4. "I'd like to invite my former boyfriend to the reception, but my fiancé says 'no way.' "
Perhaps no other topic is as divisive among soon-to-be-brides and -grooms as the question of whether to invite old flames to the wedding. "My advice: Talk about it long before the wedding so you're not arguing on your way to the altar," says Joanne Kasmally* of Southern California, who learned this lesson the hard way. She and her husband, Jason*, were married in a California courthouse in October 2002 without family or friends present, then celebrated their nuptials with a reception in her parents' hometown of Miami, Florida, in December.
Two days before they were to fly to Miami, Joanne mentioned to her new husband that she'd invited her ex-boyfriend, with whom she'd remained good friends since their breakup five years earlier. "Jason got really upset," she recalls. "He declared that if my ex came, he would not. He said he suspected I still had feelings for this man. I was horrified."

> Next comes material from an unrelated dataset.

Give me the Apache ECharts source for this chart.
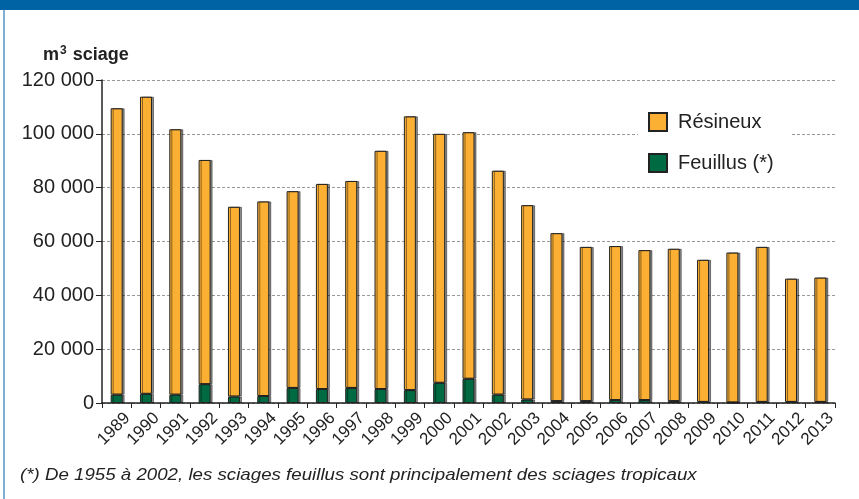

So Joanne did the only thing she felt she could do. She phoned her ex and explained the situation honestly. She said, "I'm sorry to tell you this, but Jason and I have been married for only two months, and I have to ask that you don't come. If you do, my husband won't." In hindsight, Joanne admits she should have told Jason about inviting her ex months before the reception, like when the invitations went out in October, instead of waiting as long as she did.
5. "I'm embarrassed by the dress my fiancé's mother wants to wear. It's tacky!"
When Catherine Jones'* soon-to-be mother-in-law showed her the dress she planned to wear to her wedding last year, Catherine blanched. "The style was pretty scary," says the Santa Barbara, California, marketing executive. "I'd describe it as 'Vegas showgirl': tight, low-cut and covered with copper beads." So, Catherine went straight to her fiancé, Jeff*, to discuss how to resolve the situation. She described the dress, adding, "I don't want to tell your mom I don't like her outfit."
The couple's solution: They would inform Jeff's mother that he'd treat her to an expensive dress for the occasion, as a birthday gift. "I also offered to shop with her," says Catherine. "I steered her to a few gowns I liked and reminded her, 'Price is no object.' When she veered toward something neon, I said, 'You'll be standing next to my mom, who's wearing cream, and I would really appreciate it if your gown went with my wedding colors.' "
Fortunately, the groom's mother settled on a fitted, vanilla-colored silk V-neck top and matching long skirt that suited her dark hair and blue eyes, as well as the wedding scheme. "It was a simple, tasteful, flattering dress that was well worth the money we spent," says Catherine. "She'll probably never wear it again, but it was the best she's ever looked!"
*Names were changed in this article for privacy purposes.